INTERSTATE RIVER WATER COOPERATION IN INDIA

India’s interstate river water governance is dominated and determined by disputes and their resolution. The history is driven by exigencies and contingencies of disputes’ emergence and recurrence. As an outcome of this, the ecosystem for enabling cooperation is almost non-existent. Conflicts emerge when cooperation enabling mechanisms fail. This partly contributes to the long-drawn and intractable disputes. Disputes resolution itself has to build on an ecosystem for cooperation. In the absence of a resilient ecosystem for cooperation, disputes persist and recur.

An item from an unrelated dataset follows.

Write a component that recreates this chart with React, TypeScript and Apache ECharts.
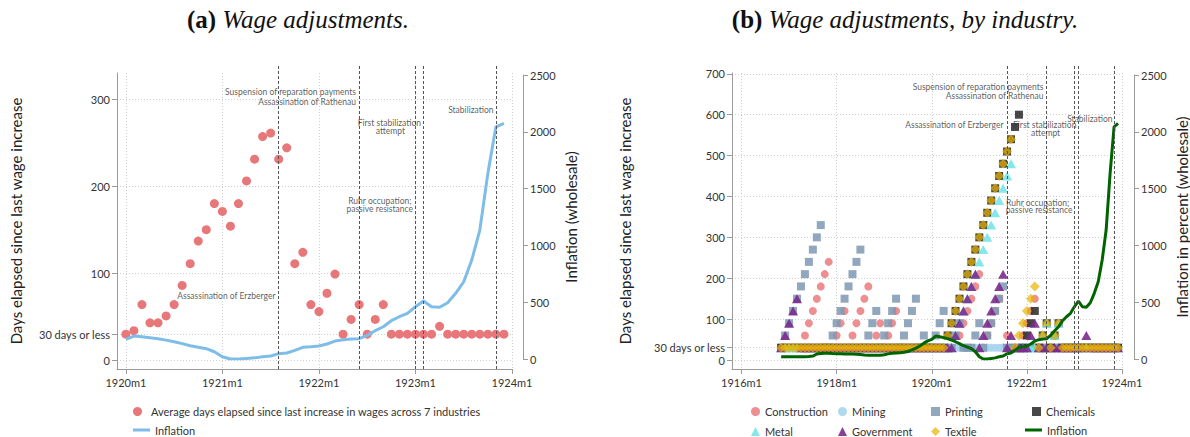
import * as echarts from 'echarts';
import { useEffect, useRef } from 'react';

const FONT = 'Lato, "Open Sans", sans-serif';
const SERIF = '"Liberation Serif", "DejaVu Serif", serif';

// x values are months counted from 1920m1 (= 0)
const LEFT_START = 0; // 1920m1
const RIGHT_START = -38; // 1916m11

// (a) average days since last wage increase, 1920m1 .. 1923m12
const AVG_DAYS = [
  30, 34, 64, 43, 43, 51, 64, 86, 111, 137, 150, 180,
  171, 154, 180, 206, 231, 257, 261, 231, 244, 111, 124, 64,
  56, 77, 99, 30, 47, 64, 30, 47, 64, 30, 30, 30,
  30, 30, 30, 39, 30, 30, 30, 30, 30, 30, 30, 30,
];

// wholesale inflation in percent, 1916m11 .. 1923m12
const INFLATION = [
  20, 20,
  20, 20, 20, 20, 20, 22, 26, 44, 48, 50, 50, 48,
  47, 46, 45, 45, 44, 42, 40, 36, 34, 33, 33, 34,
  38, 45, 50, 53, 56, 60, 66, 80, 95, 115, 140, 160,
  173, 202, 196, 188, 179, 166, 152, 135, 117, 104, 91, 64,
  20, 0, 0, 5, 10, 20, 26, 47, 53, 76, 103, 108,
  114, 132, 158, 170, 175, 179, 208, 249, 284, 337, 372, 402,
  460, 510, 460, 455, 495, 578, 680, 871, 1135, 1634, 2044, 2074,
];
const LEFT_INFLATION = INFLATION.slice(LEFT_START - RIGHT_START);

// (b) days since last increase by industry, 1916m11 .. 1923m12 (30 = "30 days or less")
const CONSTRUCTION = [
  30, 30,
  30, 30, 30, 30, 60, 90, 120, 150, 180, 210, 240, 30,
  60, 90, 120, 30, 60, 90, 120, 150, 180, 30, 60, 90,
  30, 60, 90, 120, 30, 30, 30, 30, 30, 30, 30, 30,
  30, 30, 30, 30, 30, 30, 30, 60, 90, 120, 150, 180,
  210, 30, 60, 90, 120, 150, 30, 60, 30, 30, 30, 60,
  90, 120, 150, 30, 30, 30, 30, 30, 30, 30, 30, 30,
  30, 30, 30, 30, 30, 30, 30, 30, 30, 30, 30, 30,
];
const MINING = [
  30, 30,
  30, 30, 30, 30, 30, 30, 30, 30, 30, 30, 30, 30,
  30, 30, 30, 30, 30, 30, 30, 30, 30, 30, 30, 30,
  30, 30, 30, 30, 30, 30, 30, 30, 30, 30, 30, 30,
  30, 30, 30, 30, 30, 30, 30, 30, 30, 30, 30, 30,
  30, 30, 30, 30, 30, 30, 30, 30, 30, 30, 30, 30,
  30, 30, 30, 30, 30, 30, 30, 30, 30, 30, 30, 30,
  30, 30, 30, 30, 30, 30, 30, 30, 30, 30, 30, 30,
];
const PRINTING = [
  30, 60,
  90, 120, 150, 180, 210, 240, 270, 300, 330, 30, 30, 60,
  90, 120, 150, 180, 210, 240, 270, 30, 60, 90, 120, 30,
  60, 90, 120, 150, 30, 60, 90, 120, 150, 30, 60, 30,
  30, 60, 90, 120, 30, 30, 60, 90, 30, 30, 30, 60,
  90, 30, 60, 90, 120, 150, 180, 30, 30, 30, 30, 30,
  30, 30, 30, 30, 30, 30, 30, 30, 30, 30, 30, 30,
  30, 30, 30, 30, 30, 30, 30, 30, 30, 30, 30, 30,
];
const CHEMICALS = [
  30, 30,
  30, 30, 30, 30, 30, 30, 30, 30, 30, 30, 30, 30,
  30, 30, 30, 30, 30, 30, 30, 30, 30, 30, 30, 30,
  30, 30, 30, 30, 30, 30, 30, 30, 30, 30, 30, 30,
  30, 30, 30, 30, 60, 90, 120, 150, 180, 210, 240, 270,
  300, 330, 360, 390, 420, 450, 480, 510, 540, 570, 600, 30,
  60, 90, 120, 30, 60, 90, 30, 60, 90, 30, 30, 30,
  30, 30, 30, 30, 30, 30, 30, 30, 30, 30, 30, 30,
];
const METAL = [
  30, 30,
  30, 30, 30, 30, 30, 30, 30, 30, 30, 30, 30, 30,
  30, 30, 30, 30, 30, 30, 30, 30, 30, 30, 30, 30,
  30, 30, 30, 30, 30, 30, 30, 30, 30, 30, 30, 30,
  30, 30, 30, 30, 30, 30, 60, 90, 120, 150, 180, 210,
  240, 270, 300, 330, 360, 390, 420, 450, 480, 30, 30, 30,
  30, 30, 30, 30, 60, 90, 30, 60, 90, 30, 30, 30,
  30, 30, 30, 30, 30, 30, 30, 30, 30, 30, 30, 30,
];
const GOVERNMENT = [
  30, 60,
  90, 120, 150, 30, 30, 30, 30, 30, 30, 30, 30, 30,
  30, 30, 30, 30, 30, 30, 30, 30, 30, 30, 30, 30,
  30, 30, 30, 30, 30, 30, 30, 30, 30, 30, 30, 30,
  30, 30, 30, 30, 30, 30, 60, 90, 120, 150, 180, 210,
  30, 60, 90, 120, 150, 180, 210, 30, 60, 30, 30, 30,
  30, 60, 90, 30, 30, 30, 30, 30, 30, 30, 30, 30,
  30, 30, 30, 60, 30, 30, 30, 30, 30, 30, 30, 30,
];
const TEXTILE = [
  30, 30,
  30, 30, 30, 30, 30, 30, 30, 30, 30, 30, 30, 30,
  30, 30, 30, 30, 30, 30, 30, 30, 30, 30, 30, 30,
  30, 30, 30, 30, 30, 30, 30, 30, 30, 30, 30, 30,
  30, 30, 30, 30, 60, 90, 120, 150, 180, 210, 240, 270,
  300, 330, 360, 390, 420, 450, 480, 510, 540, 30, 60, 90,
  120, 150, 180, 30, 60, 90, 30, 60, 90, 30, 30, 30,
  30, 30, 30, 30, 30, 30, 30, 30, 30, 30, 30, 30,
];

const LEFT_X_TICKS = [0, 12, 24, 36, 48];
const RIGHT_X_TICKS = [-48, -24, 0, 24, 48];
const LEFT_Y_TICKS = [0, 30, 100, 200, 300];
const RIGHT_Y_TICKS = [0, 30, 100, 200, 300, 400, 500, 600, 700];

// Erzberger, Rathenau, Ruhr, first stabilization attempt, stabilization
const EVENTS = [19, 29, 36, 37, 46];

const NOTES_A: [number, number, string][] = [
  [28.6, 308, 'Suspension of reparation payments'],
  [28.6, 297, 'Assassination of Rathenau'],
  [18.6, 74, 'Assassination of Erzberger'],
  [36.7, 272, 'First stabilization'],
  [34.7, 263, 'attempt'],
  [35.5, 183, 'Ruhr occupation;'],
  [35.7, 174, 'passive resistance'],
  [45.7, 288, 'Stabilization'],
];
const NOTES_B: [number, number, string][] = [
  [28.2, 667, 'Suspension of reparation payments'],
  [28.2, 646, 'Assassination of Rathenau'],
  [18.1, 576, 'Assassination of Erzberger'],
  [36.5, 576, 'First stabilization'],
  [32.4, 556, 'attempt'],
  [34.7, 385, 'Ruhr occupation;'],
  [35.5, 366, 'passive resistance'],
  [45.6, 590, 'Stabilization'],
];

const INDUSTRIES = [
  { name: 'Construction', values: CONSTRUCTION, symbol: 'circle', size: 8, color: '#ea7a7c', opacity: 0.85 },
  { name: 'Mining', values: MINING, symbol: 'circle', size: 8, color: '#a9d4ee', opacity: 0.9 },
  { name: 'Printing', values: PRINTING, symbol: 'rect', size: 8, color: '#7e98b3', opacity: 0.85 },
  { name: 'Chemicals', values: CHEMICALS, symbol: 'rect', size: 8, color: '#333333', opacity: 0.9 },
  { name: 'Metal', values: METAL, symbol: 'triangle', size: [10, 9], color: '#6fe3ea', opacity: 0.85 },
  { name: 'Government', values: GOVERNMENT, symbol: 'triangle', size: [10, 9], color: '#7b2a8c', opacity: 0.9 },
  { name: 'Textile', values: TEXTILE, symbol: 'diamond', size: [10, 10], color: '#e8b400', opacity: 0.7 },
];

const AVG_NAME = 'Average days elapsed since last increase in wages across 7 industries';

const monthLabel = (v: number) => `${1920 + Math.floor(v / 12)}m${(((v % 12) + 12) % 12) + 1}`;
const daysLabel = (v: number) => (v === 30 ? '30 days or less' : String(v));
const toPoints = (values: number[], start: number) => values.map((v, i) => [start + i, v]);

const AXIS_GREY = '#9a9a9a';
const axisLine = { show: true, onZero: false, lineStyle: { color: AXIS_GREY, width: 1 } };
const tick = { show: true, length: 5, lineStyle: { color: AXIS_GREY } };
const dotted = { show: true, lineStyle: { color: '#cfcfcf', type: [1, 2], width: 1 } };
const tickText = { color: '#333', fontSize: 11, fontFamily: FONT };
const nameText = { color: '#222', fontSize: 15, fontFamily: FONT };

function xMain(gridIndex: number, min: number, ticks: number[]) {
  return {
    gridIndex, type: 'value', min, max: 48,
    axisLine, axisTick: { ...tick, customValues: ticks },
    axisLabel: { ...tickText, customValues: ticks, formatter: monthLabel, margin: 8 },
    splitLine: dotted,
  };
}
function xHidden(gridIndex: number, min: number) {
  return { gridIndex, type: 'value', min, max: 48, show: false };
}
function yDays(gridIndex: number, min: number, max: number, ticks: number[], nameGap: number) {
  return {
    gridIndex, type: 'value', min, max,
    axisLine, axisTick: { ...tick, customValues: ticks },
    axisLabel: { ...tickText, customValues: ticks, formatter: daysLabel, margin: 7 },
    splitLine: dotted,
    name: 'Days elapsed since last wage increase', nameLocation: 'middle', nameGap, nameTextStyle: nameText,
  };
}
function yInflation(gridIndex: number, offset: number, name: string) {
  return {
    gridIndex, type: 'value', position: 'right', offset, min: 0, max: 2500, interval: 500,
    axisLine, axisTick: tick,
    axisLabel: { ...tickText, margin: 7, formatter: (v: number) => String(v) },
    splitLine: { show: false },
    name, nameLocation: 'middle', nameGap: 40, nameTextStyle: nameText,
  };
}
function notesSeries(xi: number, yi: number, notes: [number, number, string][]) {
  return {
    type: 'scatter', xAxisIndex: xi, yAxisIndex: yi, silent: true, clip: false,
    symbolSize: 1, itemStyle: { color: 'rgba(0,0,0,0)' },
    label: {
      show: true, position: 'inside', align: 'right', verticalAlign: 'middle',
      formatter: (p: any) => p.data[2], fontSize: 8.5, lineHeight: 8, color: '#333', fontFamily: FONT,
    },
    data: notes,
    z: 5,
  };
}
function eventsSeries(xi: number, yi: number) {
  return {
    type: 'scatter', xAxisIndex: xi, yAxisIndex: yi, silent: true,
    symbolSize: 0, data: EVENTS.map((m) => [m, 0]),
    markLine: {
      silent: true, symbol: ['none', 'none'], label: { show: false },
      lineStyle: { color: '#555', type: [3, 2], width: 1 },
      data: EVENTS.map((m) => ({ xAxis: m })),
    },
  };
}

const legendBase = {
  orient: 'vertical', itemGap: 9, itemHeight: 9, padding: 0, selectedMode: false,
  textStyle: { color: '#333', fontSize: 11, fontFamily: FONT, lineHeight: 9 },
};
const lineLegend = { ...legendBase, itemWidth: 17, itemHeight: 3, icon: 'rect' };

function buildOption() {
  const grids = [
    { left: 117, top: 73, width: 395, height: 296 },
    { left: 117, top: 75, width: 395, height: 284 },
    { left: 732, top: 73, width: 390, height: 296 },
    { left: 732, top: 75, width: 390, height: 284 },
    { left: 117, top: 65, width: 395, height: 304 },
    { left: 732, top: 65, width: 390, height: 304 },
  ].map((g) => ({ ...g, outerBoundsMode: 'none', containLabel: false }));

  const titleRich = (tag: string, text: string) => ({
    text: `{b|${tag}} {i|${text}}`,
    fontSize: 25, fontFamily: SERIF, fill: '#111',
    rich: {
      b: { fontWeight: 'bold', fontSize: 25, fontFamily: SERIF, fill: '#111' },
      i: { fontStyle: 'italic', fontSize: 25, fontFamily: SERIF, fill: '#111' },
    },
    align: 'center', verticalAlign: 'middle',
  });

  return {
    animation: false,
    backgroundColor: '#fff',
    graphic: [
      { type: 'text', x: 298, y: 19, style: titleRich('(a)', 'Wage adjustments.') },
      { type: 'text', x: 905, y: 19, style: titleRich('(b)', 'Wage adjustments, by industry.') },
    ],
    grid: grids,
    xAxis: [
      xMain(0, -1.1, LEFT_X_TICKS),
      xHidden(1, -1.1),
      xMain(2, -50.4, RIGHT_X_TICKS),
      xHidden(3, -50.4),
      xHidden(4, -1.1),
      xHidden(5, -50.4),
    ],
    yAxis: [
      yDays(0, -10, 330, LEFT_Y_TICKS, 94),
      yInflation(1, 11, 'Inflation (wholesale)'),
      yDays(2, -22, 702, RIGHT_Y_TICKS, 100),
      yInflation(3, 12, 'Inflation in percent (wholesale)'),
      { gridIndex: 4, type: 'value', min: 0, max: 1, show: false },
      { gridIndex: 5, type: 'value', min: 0, max: 1, show: false },
    ],
    legend: [
      { ...legendBase, left: 133, top: 406, itemWidth: 17, data: [AVG_NAME] },
      { ...lineLegend, left: 133, top: 424.5, data: ['Inflation'] },
      { ...legendBase, left: 751, top: 406, itemWidth: 9, data: ['Construction', 'Metal'] },
      { ...legendBase, left: 838, top: 406, itemWidth: 9, data: ['Mining', 'Government'] },
      { ...legendBase, left: 931, top: 406, itemWidth: 9, data: ['Printing', 'Textile'] },
      { ...legendBase, left: 1032, top: 406, itemWidth: 9, data: ['Chemicals'] },
      { ...lineLegend, left: 1025, top: 424.5, data: ['Inflation (b)'], formatter: () => 'Inflation' },
    ],
    series: [
      eventsSeries(4, 4),
      {
        name: AVG_NAME, type: 'scatter', xAxisIndex: 0, yAxisIndex: 0,
        symbol: 'circle', symbolSize: 9, itemStyle: { color: '#e8777a', opacity: 1 },
        data: toPoints(AVG_DAYS, LEFT_START),
      },
      {
        name: 'Inflation', type: 'line', xAxisIndex: 1, yAxisIndex: 1, symbol: 'none',
        lineStyle: { color: '#7dbde8', width: 3 }, itemStyle: { color: '#7dbde8' },
        data: toPoints(LEFT_INFLATION, LEFT_START), z: 3,
      },
      notesSeries(0, 0, NOTES_A),
      eventsSeries(5, 5),
      ...INDUSTRIES.map((ind) => ({
        name: ind.name, type: 'scatter', xAxisIndex: 2, yAxisIndex: 2,
        symbol: ind.symbol, symbolSize: ind.size,
        itemStyle: { color: ind.color, opacity: ind.opacity },
        data: toPoints(ind.values, RIGHT_START),
      })),
      {
        name: 'Inflation (b)', type: 'line', xAxisIndex: 3, yAxisIndex: 3, symbol: 'none',
        lineStyle: { color: '#006400', width: 3 }, itemStyle: { color: '#006400' },
        data: toPoints(INFLATION, RIGHT_START), z: 4,
      },
      notesSeries(2, 2, NOTES_B),
    ],
  };
}

export default function App() {
  const chartRef = useRef<HTMLDivElement>(null);

  useEffect(() => {
    document.body.style.margin = '0';
    if (!chartRef.current) return;
    const chart = echarts.init(chartRef.current, null, { renderer: 'svg' });
    chart.setOption(buildOption() as any);
    return () => chart.dispose();
  }, []);

  return <div ref={chartRef} style={{ width: 1190, height: 437 }} />;
}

In spite of an apparent non-existent ecosystem for cooperation, India has a remarkable track record of interstate river water cooperation. The Central Water Commission (CWC) has compiled 160 interstate river water agreements in 2015. Yet there is little or no work engaging with this track record – scholarly or otherwise. This is yet another reflection on how disputes dominate policy and public discourse in India. This research, supported by the Ministry of Jal Shakti, Government of India makes humble beginnings to critically engage with this track record. The larger goal is to understand why do states cooperate over river waters? Under what conditions?

This is a collaborative activity between CPR and CWC. The objective is to update the compilation towards a comprehensive repository of interstate river water cooperation in India, and produce a synthesis for informing policy thinking about an ecosystem for interstate river water cooperation.